Уже узнали о «царе»-освободителе в киргизских улусах. Нур-Али-хан послал к Пугачеву своего писаря татарина. Писарь повез «царю» подарки: саблю, оправленный серебром топорик, бухарский шелковый халат и гнедую лошадь. В ответном письме, написанном Идоркой — перу Идорки принадлежали многочисленные пугачевские указы и манифесты, обращенные к народам колоний царской России, — Пугачев приказал Нур-Али-хану прислать к нему отряд в сто человек. Однако дальше подарков и приветов хан не шел. Больше того, отказав Пугачеву в поддержке, хан поехал в Яицкий городок, где заявил о верности императрице и даже обещал выступить против повстанцев.
А в Яицком городке тоже шли необходимые приготовления. Осведомленные казаки, как Плотников, Почиталин, Харчов, живо обсуждали вопрос, где лучше всего встретиться Пугачеву с войском, как поступить с противниками «императора». Уже повезли к «царю» знамена, среди них два старых — василькового и дымчатого цвета знамена, с которыми войско выходило против Фреймана. Делегаты войска — Мясников, Фофанов и пронырливый, настойчивый, двуличный Лысов уже отправились в стан Пугачева на Усиху.
Одному из делегатов поручили рассказать «императору» о всех притеснениях, которых натерпелись казаки, о жестоких наказаниях и просить его о защите.
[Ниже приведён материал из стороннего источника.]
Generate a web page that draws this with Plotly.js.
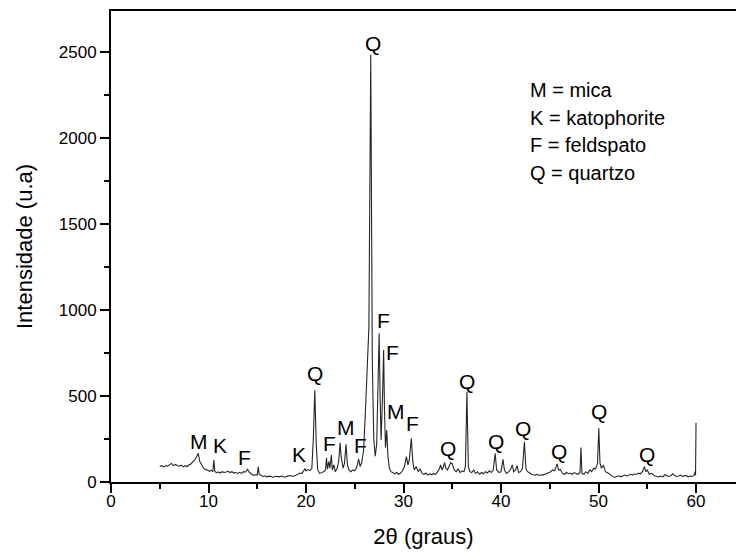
<!DOCTYPE html>
<html>
<head>
<meta charset="utf-8">
<script src="https://cdn.plot.ly/plotly-3.0.1.min.js"></script>
<style>html,body{margin:0;padding:0;background:#fff;}#chart{width:736px;height:553px;}</style>
</head>
<body>
<div id="chart"></div>
<script>
// 2θ (degrees)
const twoTheta = [
5.0,5.2,5.4,5.6,5.8,6.0,6.2,6.4,6.6,6.8,7.0,7.2,7.4,7.6,7.8,8.0,8.2,8.4,8.6,8.8,8.95,9.1,9.3,9.5,9.7,9.9,
10.1,10.3,10.45,10.55,10.65,10.8,11.0,11.2,11.4,11.6,11.8,12.0,12.2,12.4,12.6,12.8,13.0,13.2,13.4,13.6,13.8,
14.0,14.2,14.4,14.6,14.8,15.0,15.1,15.2,15.4,15.6,15.8,16.0,16.3,16.6,16.9,17.2,17.5,17.8,18.1,18.4,18.7,
19.0,19.2,19.4,19.6,19.8,19.9,20.0,20.2,20.4,20.6,20.75,20.9,21.05,21.2,21.4,21.6,21.8,22.0,22.1,22.2,22.35,
22.45,22.6,22.7,22.85,23.0,23.2,23.35,23.5,23.6,23.8,23.95,24.1,24.25,24.4,24.6,24.8,25.0,25.2,25.4,25.55,
25.7,25.9,26.1,26.3,26.45,26.64,26.8,26.95,27.1,27.25,27.4,27.5,27.6,27.7,27.85,27.96,28.05,28.15,28.28,
28.4,28.55,28.7,28.9,29.1,29.3,29.5,29.7,29.9,30.1,30.3,30.45,30.6,30.8,30.95,31.1,31.3,31.5,31.7,31.9,
32.1,32.3,32.5,32.7,32.9,33.1,33.3,33.5,33.7,33.8,33.95,34.1,34.2,34.35,34.5,34.7,34.85,35.0,35.2,35.4,
35.6,35.8,36.0,36.2,36.35,36.5,36.65,36.8,37.0,37.2,37.4,37.6,37.8,38.0,38.2,38.4,38.6,38.8,39.0,39.2,
39.4,39.55,39.8,40.0,40.2,40.35,40.55,40.8,41.0,41.15,41.3,41.5,41.65,41.8,42.0,42.2,42.4,42.55,42.7,
42.9,43.1,43.3,43.5,43.7,43.9,44.1,44.3,44.5,44.7,44.9,45.1,45.3,45.5,45.75,45.9,46.1,46.3,46.5,46.7,
46.9,47.1,47.3,47.5,47.7,47.9,48.1,48.2,48.3,48.5,48.7,48.9,49.1,49.3,49.5,49.7,49.9,50.03,50.15,50.3,
50.5,50.7,50.9,51.1,51.3,51.5,51.7,51.9,52.1,52.3,52.5,52.7,52.9,53.1,53.3,53.5,53.7,53.9,54.1,54.3,
54.5,54.7,54.85,55.0,55.2,55.4,55.6,55.8,56.0,56.2,56.4,56.6,56.8,57.0,57.2,57.4,57.6,57.8,58.0,58.2,
58.4,58.6,58.8,59.0,59.2,59.4,59.6,59.8,59.9,59.95,60.0
];
// Intensity (u.a)
const intensity = [
90,95,88,96,92,100,108,95,102,96,92,98,88,95,90,100,105,118,130,150,167,120,95,80,72,70,
62,68,60,128,62,55,58,52,60,55,58,62,55,60,52,55,50,56,50,60,58,
74,55,45,38,42,40,89,45,38,32,36,30,34,28,33,30,35,28,34,38,32,
42,45,52,50,68,79,65,72,66,80,250,533,220,70,50,55,60,70,140,75,120,
80,157,70,100,60,80,120,228,150,80,110,219,100,70,60,70,65,85,133,90,
110,180,420,767,900,2483,700,250,150,220,600,864,500,244,500,767,420,200,302,
150,80,60,55,48,55,45,52,65,90,147,100,130,254,120,70,90,60,75,50,
45,52,40,48,42,50,45,60,80,99,70,90,112,80,70,95,112,105,70,60,
75,55,65,60,90,525,90,60,55,70,50,60,45,55,48,60,52,65,55,70,
167,70,55,60,132,70,50,60,75,99,60,70,96,55,60,80,234,80,60,
55,45,42,40,45,38,42,40,45,50,55,60,70,65,105,70,72,50,45,55,
48,52,45,55,50,45,55,200,50,45,60,50,70,60,80,75,110,312,110,80,
99,60,55,45,35,30,28,32,36,30,34,40,35,38,45,40,48,44,52,48,
60,89,60,70,45,50,40,35,32,30,35,30,42,35,32,36,48,38,32,35,
40,33,36,38,30,35,32,38,60,40,345
];
// Phase labels on peaks
const labelText = ["M","K","F","K","Q","F","M","F","Q","F","F","M","F","Q","Q","Q","Q","Q","Q","Q"];
const labelX = [9.0,11.2,13.7,19.3,20.9,22.4,24.1,25.6,26.9,27.9,28.9,29.2,30.9,34.6,36.5,39.5,42.3,45.9,50.0,55.0];
const labelY = [238,213,143,160,630,223,314,212,2548,940,754,410,338,193,584,236,312,175,408,160];
// Key text
const keyLines = ["M = mica","K = katophorite","F = feldspato","Q = quartzo"];

const font = "'Liberation Sans', Arial, sans-serif";
const annotations = [];
for (let i = 0; i < labelText.length; i++) {
  annotations.push({x: labelX[i], y: labelY[i], xref: 'x', yref: 'y', text: labelText[i],
    showarrow: false, xanchor: 'center', yanchor: 'middle', font: {family: font, size: 21, color: '#000'}});
}
const keyY = [0.832, 0.773, 0.716, 0.656];
for (let i = 0; i < keyLines.length; i++) {
  annotations.push({x: 0.667, y: keyY[i], xref: 'paper', yref: 'paper', text: keyLines[i],
    showarrow: false, xanchor: 'left', yanchor: 'middle', font: {family: font, size: 20, color: '#000'}});
}

const trace = {x: twoTheta, y: intensity, type: 'scatter', mode: 'lines',
  line: {color: '#262626', width: 1.1}, hoverinfo: 'skip'};

const layout = {
  width: 736, height: 553,
  margin: {l: 111, r: 0, t: 11, b: 71, pad: 0},
  paper_bgcolor: '#fff', plot_bgcolor: '#fff',
  showlegend: false,
  font: {family: font, size: 17, color: '#000'},
  xaxis: {
    range: [0, 64.1], showgrid: false, zeroline: false,
    showline: true, linecolor: '#000', linewidth: 2, mirror: true,
    ticks: 'outside', ticklen: 9, tickwidth: 2, tickcolor: '#000',
    tick0: 0, dtick: 10, tickfont: {family: font, size: 17}, ticklabelstandoff: -6,
    minor: {ticks: 'outside', ticklen: 5, tickwidth: 2, tickcolor: '#000', dtick: 5, showgrid: false},
    title: {text: '2θ (graus)', font: {family: font, size: 22}, standoff: 18}
  },
  yaxis: {
    range: [0, 2738], showgrid: false, zeroline: false,
    showline: true, linecolor: '#000', linewidth: 2, mirror: false,
    ticks: 'outside', ticklen: 9, tickwidth: 2, tickcolor: '#000',
    tick0: 0, dtick: 500, tickfont: {family: font, size: 17},
    minor: {ticks: 'outside', ticklen: 5, tickwidth: 2, tickcolor: '#000', dtick: 250, showgrid: false},
    title: {text: 'Intensidade (u.a)', font: {family: font, size: 22}, standoff: 20}
  },
  annotations: annotations
};

Plotly.newPlot('chart', [trace], layout, {staticPlot: true, displayModeBar: false});
</script>
</body>
</html>
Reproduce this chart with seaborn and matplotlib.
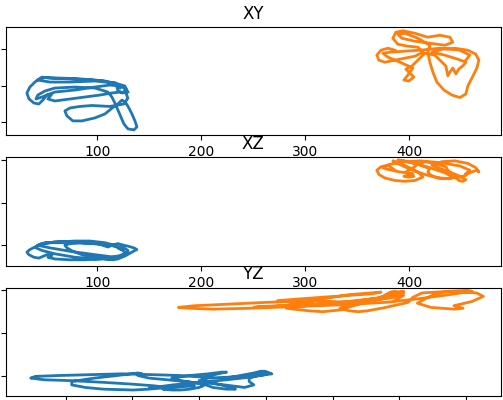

Уже сыскался и необходимый Пугачеву грамотей: сын Якова Почиталина — Иван. Отец дал ему родительское благословение, приказал верно служить «государю» и делать все, что заставит, учиться добру и привыкать к делам. Яков Почиталин повез Пугачеву зипун — новый, зеленый, с золотым позументом, бешмет, кушак шелковый, шапку бархатную черную.
Как ни скрывался Пугачев и как ни скрывали его товарищи, болтливость одного пьяного казака выдала местопребывание «царя» коменданту Симонову и старшинам. Немедленно снарядили отряд для поимки опасного преступника. Но верный казак предупредил Пугачева об опасности. Скомандовав: «Казаки, на коней!» он ускакал вместе с друзьями. Татарин Идорка, находившийся в свите Пугачева, посоветовал отправиться в Бударинские зимовья, на хутор к Толкачевым, набрать там людей, тогда и он, Идорка, с другими татарами примкнет к восставшим казакам. Оттуда можно двинуться на Яицкий городок.
Пугачев решительно поддержал это мнение. Вопреки совету Зарубина и Почиталина, Пугачев категорически высказался за движение на городок с отрядом любой численности. Он понимал, что отступать уже поздно и только решительность может спасти дело.
Пугачев понимал также, что период подготовки, переговоров, прощупывания казацких настроений кончился. Начинается восстание. Именно восстание, а не мирный уход на вольные земли.
После того, что произошло на Янке, о мирном уходе уже не могло быть и речи. Предстояло пробиваться к воле силой оружия. Предстояло ввести в борьбу уже не маленькую группу доверенных людей, но все яицкое войско. Надо было провозгласить цели движения.